FDIC Quarterly Banking Profile
DEPOSIT INSURANCE FUND TRENDS
FOURTH QUARTER 2017
Notes to Users
The Deposit Insurance Fund (DIF) balance increased by $2.2 billion, to $92.7 billion, during the fourth quarter. Assessment income of $2.7 billion, which includes temporary assessment surcharges on large banks, was the largest source of the increase. Interest income and other revenue of $308 million, and a negative provision for insurance losses of $203 million, also increased the fund balance. Operating expenses of $443 million, unrealized losses on available-for-sale securities of $461 million, and other unrealized losses of $20 million partially offset the increase in the fund balance.1 Two insured institutions with combined assets of $199 million failed in the fourth quarter. Eight insured institutions with combined assets of $5.1 billion failed in all of 2017.
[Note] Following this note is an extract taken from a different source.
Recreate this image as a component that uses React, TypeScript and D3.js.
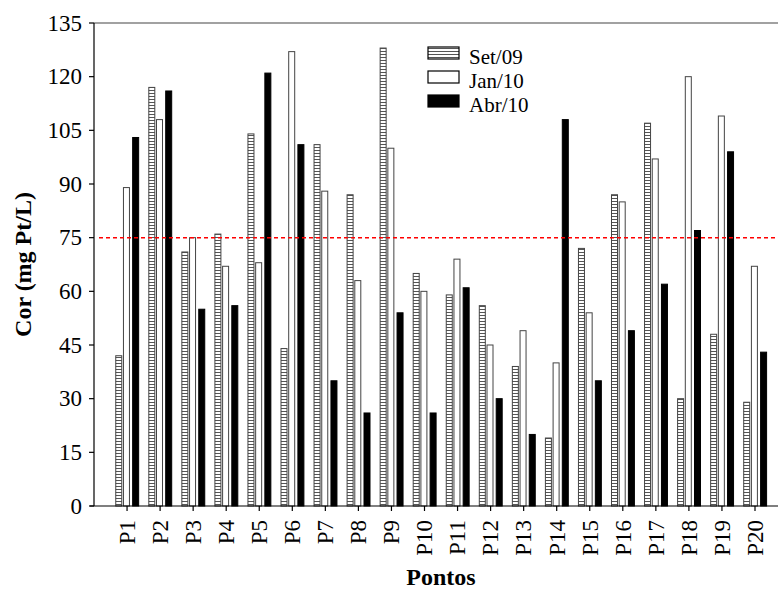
import React from "react";
import * as d3 from "d3";

const categories = ["P1","P2","P3","P4","P5","P6","P7","P8","P9","P10","P11","P12","P13","P14","P15","P16","P17","P18","P19","P20"];
const seriesNames = ["Set/09", "Jan/10", "Abr/10"];
const set09 = [42, 117, 71, 76, 104, 44, 101, 87, 128, 65, 59, 56, 39, 19, 72, 87, 107, 30, 48, 29];
const jan10 = [89, 108, 75, 67, 68, 127, 88, 63, 100, 60, 69, 45, 49, 40, 54, 85, 97, 120, 109, 67];
const abr10 = [103, 116, 55, 56, 121, 101, 35, 26, 54, 26, 61, 30, 20, 108, 35, 49, 62, 77, 99, 43];
const yTicks = [0, 15, 30, 45, 60, 75, 90, 105, 120, 135];
const limit = 75;

const W = 778, H = 590;
const left = 94, top = 23, bottom = 506;
const FONT = "Liberation Serif, Times New Roman, DejaVu Serif, serif";

export default function App() {
  const x = d3.scaleLinear().domain([0, categories.length + 1]).range([left, left + 33.05 * (categories.length + 1)]);
  const y = d3.scaleLinear().domain([0, 135]).range([bottom, top]);
  const series = [set09, jan10, abr10];
  const offsets = [-8.3, -0.6, 8.6];
  const bw = 6;
  const fills = ["url(#hatch)", "#fff", "#000"];

  return (
    <svg width={W} height={H} style={{ position: "absolute", left: 0, top: 0, background: "#fff" }}>
      <defs>
        <pattern id="hatch" patternUnits="userSpaceOnUse" width={6} height={3}>
          <rect width={6} height={3} fill="#fff" />
          <line x1={0} x2={6} y1={0.5} y2={0.5} stroke="#555" strokeWidth={1} />
        </pattern>
      </defs>
      {/* frame top line */}
      <line x1={left} x2={W} y1={top} y2={top} stroke="#444" strokeWidth={1.2} />
      {/* bars */}
      {categories.map((c, i) =>
        series.map((s, k) => {
          const cx = x(i + 1) + offsets[k];
          return (
            <rect key={c + k} x={cx - bw / 2} y={y(s[i])} width={bw} height={bottom - y(s[i])}
              fill={fills[k]} stroke={k === 2 ? "#000" : "#444"} strokeWidth={1} />
          );
        })
      )}
      {/* reference limit */}
      <line x1={left + 5} x2={W} y1={y(limit)} y2={y(limit)} stroke="#ff0000" strokeWidth={1.5} strokeDasharray="4,3" />
      {/* axes */}
      <line x1={left} x2={left} y1={top} y2={bottom} stroke="#000" strokeWidth={1.2} />
      <line x1={left - 4} x2={W} y1={bottom} y2={bottom} stroke="#000" strokeWidth={1.2} />
      {yTicks.map(t => (
        <g key={t}>
          <line x1={left - 5} x2={left} y1={y(t)} y2={y(t)} stroke="#000" strokeWidth={1.2} />
          <text x={left - 12} y={y(t)} dy="0.34em" textAnchor="end" fontFamily={FONT} fontSize={23}>{t}</text>
        </g>
      ))}
      {categories.map((c, i) => (
        <g key={c}>
          <line x1={x(i + 1)} x2={x(i + 1)} y1={bottom} y2={bottom + 5} stroke="#000" strokeWidth={1.2} />
          <text transform={`translate(${x(i + 1)},${bottom + 14}) rotate(-90)`} dy="0.34em" textAnchor="end"
            fontFamily={FONT} fontSize={23}>{c}</text>
        </g>
      ))}
      <text transform={`translate(31,${(top + bottom) / 2}) rotate(-90)`} textAnchor="middle"
        fontFamily={FONT} fontSize={24} fontWeight="bold">Cor (mg Pt/L)</text>
      <text x={441} y={585} textAnchor="middle" fontFamily={FONT} fontSize={24} fontWeight="bold">Pontos</text>
      {/* legend */}
      {seriesNames.map((n, k) => (
        <g key={n}>
          <rect x={428} y={47 + k * 24} width={31} height={12} fill={fills[k]} stroke="#000" strokeWidth={1.2} />
          <text x={469} y={64 + k * 24} fontFamily={FONT} fontSize={21}>{n}</text>
        </g>
      ))}
    </svg>
  );
}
The deposit insurance assessment base—average consolidated total assets minus average tangible equity—increased by 1.1 percent in the fourth quarter and by 3.0 percent over 12 months.2 3 Total estimated insured deposits increased by 0.8 percent in the fourth quarter of 2017 and by 3.5 percent year-over-year. The DIF's reserve ratio (the fund balance as a percent of estimated insured deposits) rose to 1.30 percent on December 31, 2017, from 1.28 percent at September 30, 2017, and 1.20 percent four quarters ago. The December 31, 2017, reserve ratio is the highest for the DIF since December 31, 2004, when the reserve ratio was 1.31 percent.4
By law, the reserve ratio must reach a minimum of 1.35 percent by September 30, 2020. The law also requires that, in setting assessments, the FDIC offset the effect of the increase in the reserve ratio from 1.15 to 1.35 percent on banks with less than $10 billion in assets. To satisfy these requirements, large banks are subject to a temporary surcharge of 4.5 basis points of their assessment base, after making certain adjustments.5 6 Surcharges began in the third quarter of 2016 and will continue through the quarter in which the reserve ratio reaches or exceeds 1.35 percent. If, however, the reserve ratio has not reached 1.35 percent by the end of 2018, large banks will pay a shortfall assessment in early 2019 to close the gap.
Small banks will receive credits to offset the portion of their assessments that help to raise the reserve ratio from 1.15 percent to 1.35 percent. When the reserve ratio is at or above 1.38 percent, the FDIC will automatically apply a small bank's credits to reduce its regular assessment up to the entire amount of the assessment.